** START **
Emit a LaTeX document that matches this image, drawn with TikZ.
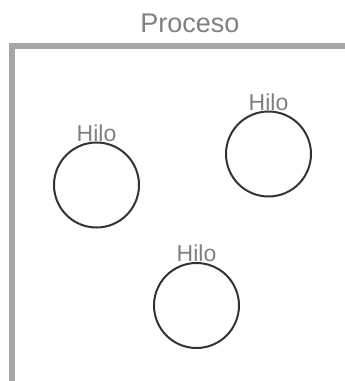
** END **
** START **
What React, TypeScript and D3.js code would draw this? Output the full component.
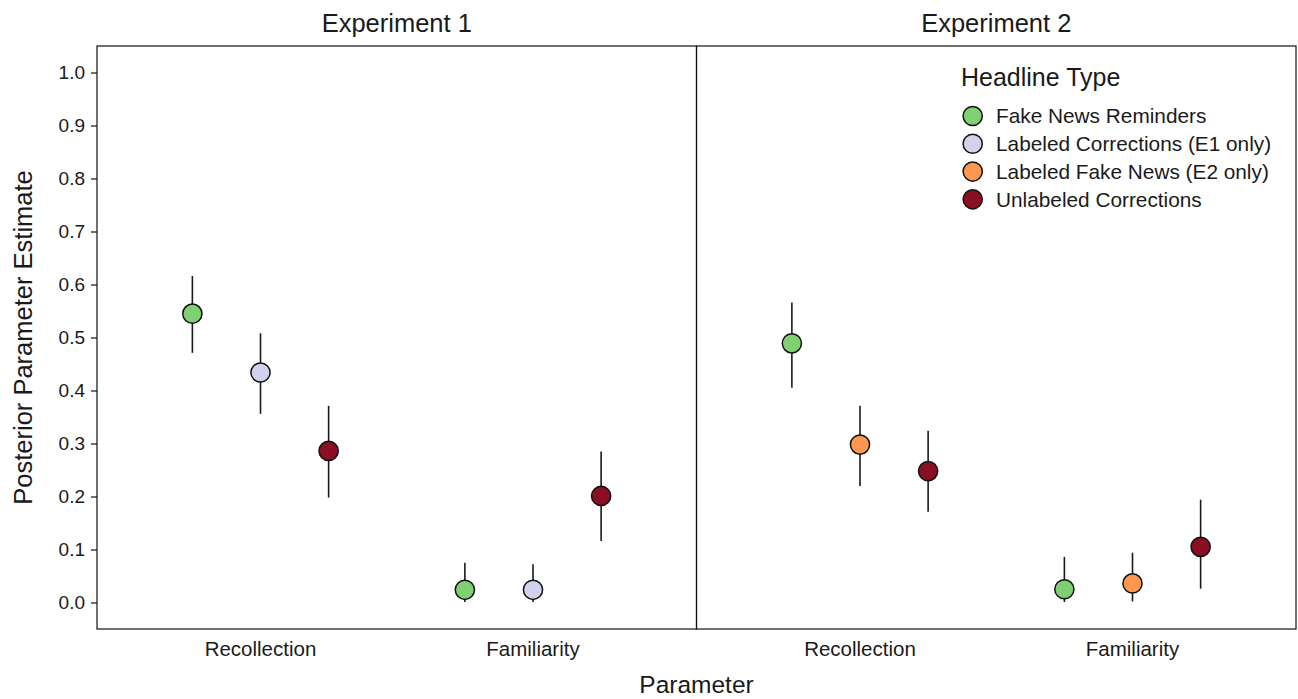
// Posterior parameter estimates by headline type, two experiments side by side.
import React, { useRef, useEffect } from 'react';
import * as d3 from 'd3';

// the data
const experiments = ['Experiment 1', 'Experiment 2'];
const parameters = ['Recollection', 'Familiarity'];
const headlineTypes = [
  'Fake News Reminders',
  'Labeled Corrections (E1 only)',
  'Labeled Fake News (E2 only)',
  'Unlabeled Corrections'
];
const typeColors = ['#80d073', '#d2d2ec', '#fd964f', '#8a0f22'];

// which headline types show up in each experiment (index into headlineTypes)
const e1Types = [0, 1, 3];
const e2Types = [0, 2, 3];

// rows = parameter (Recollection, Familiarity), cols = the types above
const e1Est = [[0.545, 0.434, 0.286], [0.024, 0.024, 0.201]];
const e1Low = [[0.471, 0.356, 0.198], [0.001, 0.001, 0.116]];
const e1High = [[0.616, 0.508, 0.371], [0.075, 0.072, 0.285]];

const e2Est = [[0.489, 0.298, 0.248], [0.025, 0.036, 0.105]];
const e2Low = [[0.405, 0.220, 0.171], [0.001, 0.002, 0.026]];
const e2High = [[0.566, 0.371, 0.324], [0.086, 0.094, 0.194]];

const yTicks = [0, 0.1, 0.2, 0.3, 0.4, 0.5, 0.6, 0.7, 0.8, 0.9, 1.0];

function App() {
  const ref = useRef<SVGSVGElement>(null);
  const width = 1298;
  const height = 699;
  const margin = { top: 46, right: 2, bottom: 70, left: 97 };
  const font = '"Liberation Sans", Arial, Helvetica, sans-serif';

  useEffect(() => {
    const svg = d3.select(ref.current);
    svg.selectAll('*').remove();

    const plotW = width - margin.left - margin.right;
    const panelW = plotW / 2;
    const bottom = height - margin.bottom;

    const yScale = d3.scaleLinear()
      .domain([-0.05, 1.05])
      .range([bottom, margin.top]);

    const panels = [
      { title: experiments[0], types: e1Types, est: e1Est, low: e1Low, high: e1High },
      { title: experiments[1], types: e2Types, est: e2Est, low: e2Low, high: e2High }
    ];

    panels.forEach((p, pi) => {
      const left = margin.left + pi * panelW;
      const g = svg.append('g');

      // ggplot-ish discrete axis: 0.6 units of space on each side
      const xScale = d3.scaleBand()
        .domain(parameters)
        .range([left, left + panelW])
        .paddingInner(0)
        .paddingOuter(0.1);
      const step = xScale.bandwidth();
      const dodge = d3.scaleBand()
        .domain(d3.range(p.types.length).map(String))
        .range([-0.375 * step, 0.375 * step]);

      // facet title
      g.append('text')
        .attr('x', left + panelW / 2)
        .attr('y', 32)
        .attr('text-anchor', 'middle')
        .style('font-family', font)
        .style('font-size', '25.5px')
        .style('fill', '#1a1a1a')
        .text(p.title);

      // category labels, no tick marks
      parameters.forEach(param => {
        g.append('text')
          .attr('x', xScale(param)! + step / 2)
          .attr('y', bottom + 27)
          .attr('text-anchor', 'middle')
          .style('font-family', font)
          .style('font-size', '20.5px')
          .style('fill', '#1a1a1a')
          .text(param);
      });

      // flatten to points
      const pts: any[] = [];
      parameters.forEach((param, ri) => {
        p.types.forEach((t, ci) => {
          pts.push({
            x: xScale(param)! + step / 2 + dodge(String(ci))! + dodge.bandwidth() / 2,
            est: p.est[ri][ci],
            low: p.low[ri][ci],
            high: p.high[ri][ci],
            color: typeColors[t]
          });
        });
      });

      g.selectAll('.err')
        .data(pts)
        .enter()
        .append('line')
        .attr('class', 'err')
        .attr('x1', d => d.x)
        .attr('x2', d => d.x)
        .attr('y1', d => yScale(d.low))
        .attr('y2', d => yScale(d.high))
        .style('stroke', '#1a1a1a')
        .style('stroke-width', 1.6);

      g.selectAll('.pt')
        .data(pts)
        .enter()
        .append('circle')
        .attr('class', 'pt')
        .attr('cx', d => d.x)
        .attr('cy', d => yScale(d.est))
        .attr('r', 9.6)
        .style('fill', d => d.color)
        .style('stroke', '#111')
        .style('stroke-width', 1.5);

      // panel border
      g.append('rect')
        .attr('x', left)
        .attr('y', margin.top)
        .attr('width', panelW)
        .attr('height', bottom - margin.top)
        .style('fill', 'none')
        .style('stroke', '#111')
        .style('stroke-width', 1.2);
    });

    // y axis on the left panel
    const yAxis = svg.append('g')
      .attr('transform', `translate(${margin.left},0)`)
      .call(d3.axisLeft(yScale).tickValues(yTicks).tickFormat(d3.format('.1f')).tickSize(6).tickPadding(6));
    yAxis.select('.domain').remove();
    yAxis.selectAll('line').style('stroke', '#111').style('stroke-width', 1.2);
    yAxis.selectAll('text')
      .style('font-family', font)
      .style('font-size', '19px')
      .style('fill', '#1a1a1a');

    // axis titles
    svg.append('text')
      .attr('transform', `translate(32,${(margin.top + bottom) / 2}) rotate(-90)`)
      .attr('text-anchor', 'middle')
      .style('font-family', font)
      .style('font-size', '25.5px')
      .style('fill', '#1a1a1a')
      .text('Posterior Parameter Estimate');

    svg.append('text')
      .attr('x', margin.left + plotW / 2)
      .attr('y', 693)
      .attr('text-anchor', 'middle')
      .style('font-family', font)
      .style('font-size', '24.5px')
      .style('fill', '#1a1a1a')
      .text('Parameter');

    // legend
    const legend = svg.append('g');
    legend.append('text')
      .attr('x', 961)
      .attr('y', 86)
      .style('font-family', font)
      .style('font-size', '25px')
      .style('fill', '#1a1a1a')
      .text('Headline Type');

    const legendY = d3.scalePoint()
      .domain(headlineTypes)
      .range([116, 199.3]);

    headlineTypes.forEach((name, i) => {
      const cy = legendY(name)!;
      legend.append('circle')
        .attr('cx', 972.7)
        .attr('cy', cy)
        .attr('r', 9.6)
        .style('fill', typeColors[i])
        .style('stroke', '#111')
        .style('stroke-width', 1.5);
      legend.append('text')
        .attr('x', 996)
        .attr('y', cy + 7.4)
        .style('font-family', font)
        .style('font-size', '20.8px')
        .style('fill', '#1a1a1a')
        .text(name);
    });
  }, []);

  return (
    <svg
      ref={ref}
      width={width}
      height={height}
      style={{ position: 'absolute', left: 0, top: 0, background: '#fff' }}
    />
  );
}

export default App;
** END **
** START **
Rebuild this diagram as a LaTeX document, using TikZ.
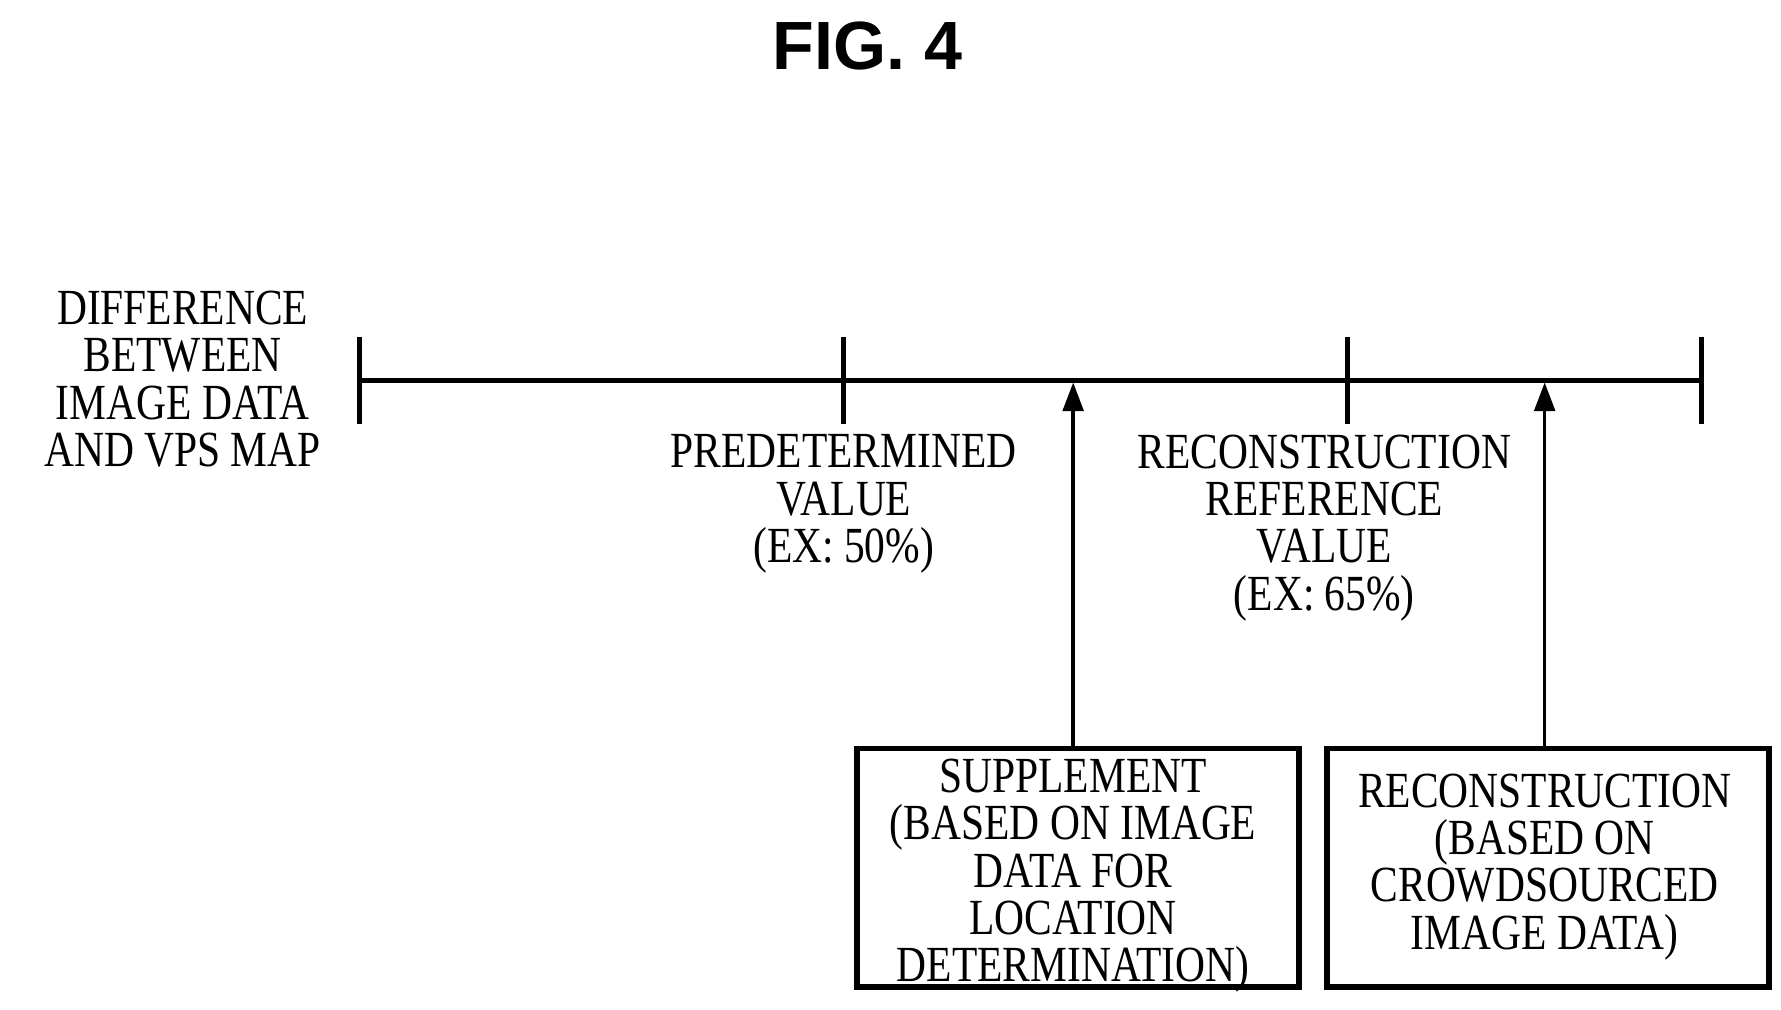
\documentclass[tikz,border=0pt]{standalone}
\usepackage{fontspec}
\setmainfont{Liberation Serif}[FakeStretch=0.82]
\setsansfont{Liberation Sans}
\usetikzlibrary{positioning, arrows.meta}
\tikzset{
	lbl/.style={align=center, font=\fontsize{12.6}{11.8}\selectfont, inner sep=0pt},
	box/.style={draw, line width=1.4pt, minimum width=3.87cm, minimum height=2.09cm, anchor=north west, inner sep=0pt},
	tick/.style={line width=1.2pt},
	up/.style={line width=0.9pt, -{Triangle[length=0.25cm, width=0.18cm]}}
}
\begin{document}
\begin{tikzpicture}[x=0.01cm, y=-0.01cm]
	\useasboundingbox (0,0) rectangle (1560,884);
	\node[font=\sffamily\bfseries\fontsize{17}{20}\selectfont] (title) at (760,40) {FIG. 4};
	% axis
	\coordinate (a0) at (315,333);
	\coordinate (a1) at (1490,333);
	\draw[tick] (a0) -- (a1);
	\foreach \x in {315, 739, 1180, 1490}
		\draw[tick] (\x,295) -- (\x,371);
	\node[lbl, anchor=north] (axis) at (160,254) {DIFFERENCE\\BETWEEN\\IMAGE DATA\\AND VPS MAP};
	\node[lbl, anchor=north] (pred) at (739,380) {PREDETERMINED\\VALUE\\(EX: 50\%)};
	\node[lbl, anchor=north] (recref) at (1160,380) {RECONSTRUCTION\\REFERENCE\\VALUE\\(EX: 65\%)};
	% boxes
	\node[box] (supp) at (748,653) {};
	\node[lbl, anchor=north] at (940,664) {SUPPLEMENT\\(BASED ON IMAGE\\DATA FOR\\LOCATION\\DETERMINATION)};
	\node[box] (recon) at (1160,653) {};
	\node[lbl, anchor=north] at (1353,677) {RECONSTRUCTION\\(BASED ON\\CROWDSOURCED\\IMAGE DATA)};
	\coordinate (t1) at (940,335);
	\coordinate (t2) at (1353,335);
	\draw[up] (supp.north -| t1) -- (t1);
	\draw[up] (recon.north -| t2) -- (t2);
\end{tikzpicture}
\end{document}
** END **
_JOB_
Exactly as they appear, write out the lines from the one containing "What React, TypeScript" down to the one containing "0.8, 0.9, 1.0];", both included. Pictures are left out.

_OUTPUT FOR THIS TASK_
What React, TypeScript and D3.js code would draw this? Output the full component.
// Posterior parameter estimates by headline type, two experiments side by side.
import React, { useRef, useEffect } from 'react';
import * as d3 from 'd3';

// the data
const experiments = ['Experiment 1', 'Experiment 2'];
const parameters = ['Recollection', 'Familiarity'];
const headlineTypes = [
  'Fake News Reminders',
  'Labeled Corrections (E1 only)',
  'Labeled Fake News (E2 only)',
  'Unlabeled Corrections'
];
const typeColors = ['#80d073', '#d2d2ec', '#fd964f', '#8a0f22'];

// which headline types show up in each experiment (index into headlineTypes)
const e1Types = [0, 1, 3];
const e2Types = [0, 2, 3];

// rows = parameter (Recollection, Familiarity), cols = the types above
const e1Est = [[0.545, 0.434, 0.286], [0.024, 0.024, 0.201]];
const e1Low = [[0.471, 0.356, 0.198], [0.001, 0.001, 0.116]];
const e1High = [[0.616, 0.508, 0.371], [0.075, 0.072, 0.285]];

const e2Est = [[0.489, 0.298, 0.248], [0.025, 0.036, 0.105]];
const e2Low = [[0.405, 0.220, 0.171], [0.001, 0.002, 0.026]];
const e2High = [[0.566, 0.371, 0.324], [0.086, 0.094, 0.194]];

const yTicks = [0, 0.1, 0.2, 0.3, 0.4, 0.5, 0.6, 0.7, 0.8, 0.9, 1.0];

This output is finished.